[Charts and diagrams as code]
[Begin]

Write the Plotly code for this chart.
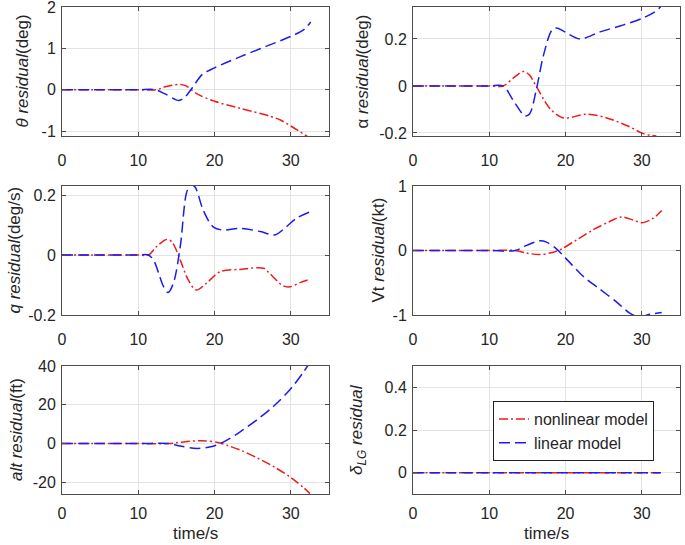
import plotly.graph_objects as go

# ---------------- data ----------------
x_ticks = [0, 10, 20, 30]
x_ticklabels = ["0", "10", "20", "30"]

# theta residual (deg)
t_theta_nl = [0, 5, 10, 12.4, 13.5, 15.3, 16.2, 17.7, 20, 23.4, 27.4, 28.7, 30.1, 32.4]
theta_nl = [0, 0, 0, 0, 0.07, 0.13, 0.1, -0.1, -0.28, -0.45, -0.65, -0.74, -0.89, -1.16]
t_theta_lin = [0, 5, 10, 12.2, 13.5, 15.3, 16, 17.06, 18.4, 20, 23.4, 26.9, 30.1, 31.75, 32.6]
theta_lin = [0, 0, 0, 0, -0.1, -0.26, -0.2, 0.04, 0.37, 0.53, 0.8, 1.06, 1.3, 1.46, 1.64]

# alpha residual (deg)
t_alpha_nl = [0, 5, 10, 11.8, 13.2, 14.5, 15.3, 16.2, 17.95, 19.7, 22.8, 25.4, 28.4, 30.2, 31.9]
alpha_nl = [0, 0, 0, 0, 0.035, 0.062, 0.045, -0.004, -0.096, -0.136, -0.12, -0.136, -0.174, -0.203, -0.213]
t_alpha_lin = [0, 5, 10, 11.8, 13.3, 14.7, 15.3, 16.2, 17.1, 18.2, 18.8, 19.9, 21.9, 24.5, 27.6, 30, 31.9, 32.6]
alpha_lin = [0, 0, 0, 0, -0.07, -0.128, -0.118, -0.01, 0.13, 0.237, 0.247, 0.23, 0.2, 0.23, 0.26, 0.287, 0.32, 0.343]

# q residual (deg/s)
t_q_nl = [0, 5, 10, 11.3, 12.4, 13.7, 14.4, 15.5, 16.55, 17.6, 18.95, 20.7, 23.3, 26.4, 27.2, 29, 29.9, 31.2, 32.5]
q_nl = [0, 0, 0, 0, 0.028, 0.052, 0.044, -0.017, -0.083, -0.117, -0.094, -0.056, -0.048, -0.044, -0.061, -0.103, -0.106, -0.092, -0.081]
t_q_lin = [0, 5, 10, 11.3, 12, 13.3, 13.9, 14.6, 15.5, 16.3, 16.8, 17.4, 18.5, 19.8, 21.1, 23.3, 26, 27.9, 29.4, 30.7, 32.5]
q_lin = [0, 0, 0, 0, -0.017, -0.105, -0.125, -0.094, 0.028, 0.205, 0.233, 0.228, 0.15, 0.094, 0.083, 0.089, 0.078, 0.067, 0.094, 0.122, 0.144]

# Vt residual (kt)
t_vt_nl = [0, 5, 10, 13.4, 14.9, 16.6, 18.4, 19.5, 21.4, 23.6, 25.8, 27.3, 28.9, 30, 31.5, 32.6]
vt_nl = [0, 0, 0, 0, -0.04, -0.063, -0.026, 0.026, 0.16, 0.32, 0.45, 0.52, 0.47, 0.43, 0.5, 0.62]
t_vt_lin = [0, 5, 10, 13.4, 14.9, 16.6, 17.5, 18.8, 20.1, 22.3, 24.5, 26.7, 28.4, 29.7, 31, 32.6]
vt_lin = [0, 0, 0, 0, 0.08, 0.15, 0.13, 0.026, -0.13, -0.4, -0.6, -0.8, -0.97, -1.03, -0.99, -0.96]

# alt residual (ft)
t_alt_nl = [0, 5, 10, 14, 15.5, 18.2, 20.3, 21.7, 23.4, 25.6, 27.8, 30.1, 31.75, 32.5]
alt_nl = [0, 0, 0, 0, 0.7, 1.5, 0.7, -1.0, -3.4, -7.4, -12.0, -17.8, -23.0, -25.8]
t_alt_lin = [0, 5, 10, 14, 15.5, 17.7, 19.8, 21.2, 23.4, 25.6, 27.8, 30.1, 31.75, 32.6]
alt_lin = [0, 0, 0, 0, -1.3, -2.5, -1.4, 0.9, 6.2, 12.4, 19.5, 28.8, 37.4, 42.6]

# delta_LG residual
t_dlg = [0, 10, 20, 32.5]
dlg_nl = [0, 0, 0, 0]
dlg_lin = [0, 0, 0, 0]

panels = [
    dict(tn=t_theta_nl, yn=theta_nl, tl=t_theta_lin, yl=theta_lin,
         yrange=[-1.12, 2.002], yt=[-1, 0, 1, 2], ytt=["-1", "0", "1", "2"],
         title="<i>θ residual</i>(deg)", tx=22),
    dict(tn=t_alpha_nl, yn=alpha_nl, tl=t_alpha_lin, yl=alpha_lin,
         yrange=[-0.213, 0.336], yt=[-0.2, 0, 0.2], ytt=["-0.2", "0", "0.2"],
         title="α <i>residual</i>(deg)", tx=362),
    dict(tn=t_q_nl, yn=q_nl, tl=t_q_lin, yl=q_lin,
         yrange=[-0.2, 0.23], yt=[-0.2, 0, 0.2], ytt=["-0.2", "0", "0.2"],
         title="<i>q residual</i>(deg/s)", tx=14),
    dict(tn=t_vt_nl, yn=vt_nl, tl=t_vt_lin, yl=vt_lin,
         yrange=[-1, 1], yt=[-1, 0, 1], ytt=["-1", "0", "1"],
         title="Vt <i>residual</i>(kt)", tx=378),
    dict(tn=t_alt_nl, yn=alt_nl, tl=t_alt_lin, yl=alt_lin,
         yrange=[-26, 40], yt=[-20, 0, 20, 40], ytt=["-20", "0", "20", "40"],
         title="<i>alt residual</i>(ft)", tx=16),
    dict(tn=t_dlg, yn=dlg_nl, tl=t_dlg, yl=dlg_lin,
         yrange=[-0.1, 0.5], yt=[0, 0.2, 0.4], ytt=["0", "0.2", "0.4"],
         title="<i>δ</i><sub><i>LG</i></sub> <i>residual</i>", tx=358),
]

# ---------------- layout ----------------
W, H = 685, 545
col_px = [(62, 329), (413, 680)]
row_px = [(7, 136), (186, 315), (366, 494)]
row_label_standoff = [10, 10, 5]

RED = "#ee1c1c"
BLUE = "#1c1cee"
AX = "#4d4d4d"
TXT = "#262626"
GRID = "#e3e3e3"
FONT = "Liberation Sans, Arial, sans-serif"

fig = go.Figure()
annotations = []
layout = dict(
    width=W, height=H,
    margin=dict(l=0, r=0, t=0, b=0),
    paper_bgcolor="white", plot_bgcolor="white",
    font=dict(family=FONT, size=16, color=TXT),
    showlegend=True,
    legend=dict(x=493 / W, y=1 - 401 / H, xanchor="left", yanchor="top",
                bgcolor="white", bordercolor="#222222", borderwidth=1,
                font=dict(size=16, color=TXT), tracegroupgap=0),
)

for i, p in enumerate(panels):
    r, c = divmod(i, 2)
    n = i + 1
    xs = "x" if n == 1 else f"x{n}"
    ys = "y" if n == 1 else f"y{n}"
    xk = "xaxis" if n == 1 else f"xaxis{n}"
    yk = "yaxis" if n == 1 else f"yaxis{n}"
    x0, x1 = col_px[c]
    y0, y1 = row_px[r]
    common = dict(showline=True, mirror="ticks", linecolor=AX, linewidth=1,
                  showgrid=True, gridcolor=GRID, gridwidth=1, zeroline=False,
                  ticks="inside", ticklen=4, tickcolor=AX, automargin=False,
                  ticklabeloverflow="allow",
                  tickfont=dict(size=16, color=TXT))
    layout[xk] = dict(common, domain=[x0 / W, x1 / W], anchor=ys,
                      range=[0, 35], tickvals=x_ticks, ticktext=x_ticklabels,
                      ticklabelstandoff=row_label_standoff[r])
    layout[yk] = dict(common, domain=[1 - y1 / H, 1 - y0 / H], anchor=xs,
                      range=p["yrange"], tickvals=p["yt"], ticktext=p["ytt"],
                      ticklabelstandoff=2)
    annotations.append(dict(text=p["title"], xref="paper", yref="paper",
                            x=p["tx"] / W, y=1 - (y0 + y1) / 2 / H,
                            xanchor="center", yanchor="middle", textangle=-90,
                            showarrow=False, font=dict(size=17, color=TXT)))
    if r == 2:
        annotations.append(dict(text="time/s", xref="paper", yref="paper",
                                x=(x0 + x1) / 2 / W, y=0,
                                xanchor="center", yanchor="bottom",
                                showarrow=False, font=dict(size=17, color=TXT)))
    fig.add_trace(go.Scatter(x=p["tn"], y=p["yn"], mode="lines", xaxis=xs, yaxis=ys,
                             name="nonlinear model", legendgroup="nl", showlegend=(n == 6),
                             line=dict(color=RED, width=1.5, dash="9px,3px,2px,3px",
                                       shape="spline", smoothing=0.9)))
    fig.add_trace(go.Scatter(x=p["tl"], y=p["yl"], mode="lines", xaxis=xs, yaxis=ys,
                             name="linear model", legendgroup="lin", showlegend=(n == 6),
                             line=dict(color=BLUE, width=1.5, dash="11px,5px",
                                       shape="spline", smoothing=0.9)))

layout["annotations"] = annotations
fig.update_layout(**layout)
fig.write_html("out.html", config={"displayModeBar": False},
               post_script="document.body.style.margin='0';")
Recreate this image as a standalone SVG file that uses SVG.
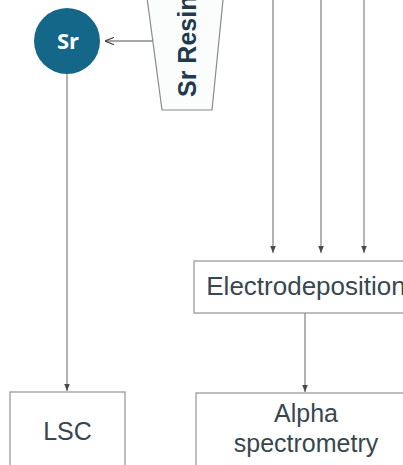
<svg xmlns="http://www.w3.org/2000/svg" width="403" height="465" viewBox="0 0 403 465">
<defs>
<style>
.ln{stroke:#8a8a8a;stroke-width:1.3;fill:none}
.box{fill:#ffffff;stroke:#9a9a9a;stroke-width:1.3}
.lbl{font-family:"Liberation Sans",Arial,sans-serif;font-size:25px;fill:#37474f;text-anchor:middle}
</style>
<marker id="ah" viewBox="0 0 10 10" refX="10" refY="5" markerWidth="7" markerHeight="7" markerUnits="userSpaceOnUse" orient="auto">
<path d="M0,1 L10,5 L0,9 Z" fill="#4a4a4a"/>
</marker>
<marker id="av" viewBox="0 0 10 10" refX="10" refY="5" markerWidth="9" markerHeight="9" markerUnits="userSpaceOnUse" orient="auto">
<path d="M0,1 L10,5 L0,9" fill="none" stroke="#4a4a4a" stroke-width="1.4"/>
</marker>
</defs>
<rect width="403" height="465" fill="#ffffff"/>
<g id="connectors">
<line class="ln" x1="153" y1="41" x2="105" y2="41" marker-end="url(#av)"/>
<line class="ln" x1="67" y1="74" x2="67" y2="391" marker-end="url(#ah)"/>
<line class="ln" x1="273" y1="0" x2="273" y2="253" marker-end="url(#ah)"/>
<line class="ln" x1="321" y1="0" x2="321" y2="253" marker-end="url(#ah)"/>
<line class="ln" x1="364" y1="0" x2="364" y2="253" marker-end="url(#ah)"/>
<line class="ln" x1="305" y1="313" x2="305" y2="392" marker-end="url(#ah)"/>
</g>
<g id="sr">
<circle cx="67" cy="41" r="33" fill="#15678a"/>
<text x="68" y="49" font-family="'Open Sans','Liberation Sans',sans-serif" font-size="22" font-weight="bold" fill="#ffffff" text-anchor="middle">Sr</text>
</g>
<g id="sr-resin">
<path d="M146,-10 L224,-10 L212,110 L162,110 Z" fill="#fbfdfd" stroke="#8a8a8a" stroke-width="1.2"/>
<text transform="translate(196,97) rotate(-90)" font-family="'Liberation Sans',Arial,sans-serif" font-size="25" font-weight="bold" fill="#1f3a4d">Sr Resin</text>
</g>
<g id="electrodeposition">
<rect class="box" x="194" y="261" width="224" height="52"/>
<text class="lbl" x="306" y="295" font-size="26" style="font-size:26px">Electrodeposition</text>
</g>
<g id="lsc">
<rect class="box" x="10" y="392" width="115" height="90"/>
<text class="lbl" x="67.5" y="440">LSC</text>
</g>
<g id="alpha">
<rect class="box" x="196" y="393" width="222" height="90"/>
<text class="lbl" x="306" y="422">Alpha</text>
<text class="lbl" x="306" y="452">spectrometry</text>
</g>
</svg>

[End]

● **Aim of the exercise**
The lines from the start of the entries above through the one containing "1.3, 1.46, 1.64]" are to be retyped exactly, and no others. Pictures are left out.

● **Reply**
Write the Plotly code for this chart.
import plotly.graph_objects as go

# ---------------- data ----------------
x_ticks = [0, 10, 20, 30]
x_ticklabels = ["0", "10", "20", "30"]

# theta residual (deg)
t_theta_nl = [0, 5, 10, 12.4, 13.5, 15.3, 16.2, 17.7, 20, 23.4, 27.4, 28.7, 30.1, 32.4]
theta_nl = [0, 0, 0, 0, 0.07, 0.13, 0.1, -0.1, -0.28, -0.45, -0.65, -0.74, -0.89, -1.16]
t_theta_lin = [0, 5, 10, 12.2, 13.5, 15.3, 16, 17.06, 18.4, 20, 23.4, 26.9, 30.1, 31.75, 32.6]
theta_lin = [0, 0, 0, 0, -0.1, -0.26, -0.2, 0.04, 0.37, 0.53, 0.8, 1.06, 1.3, 1.46, 1.64]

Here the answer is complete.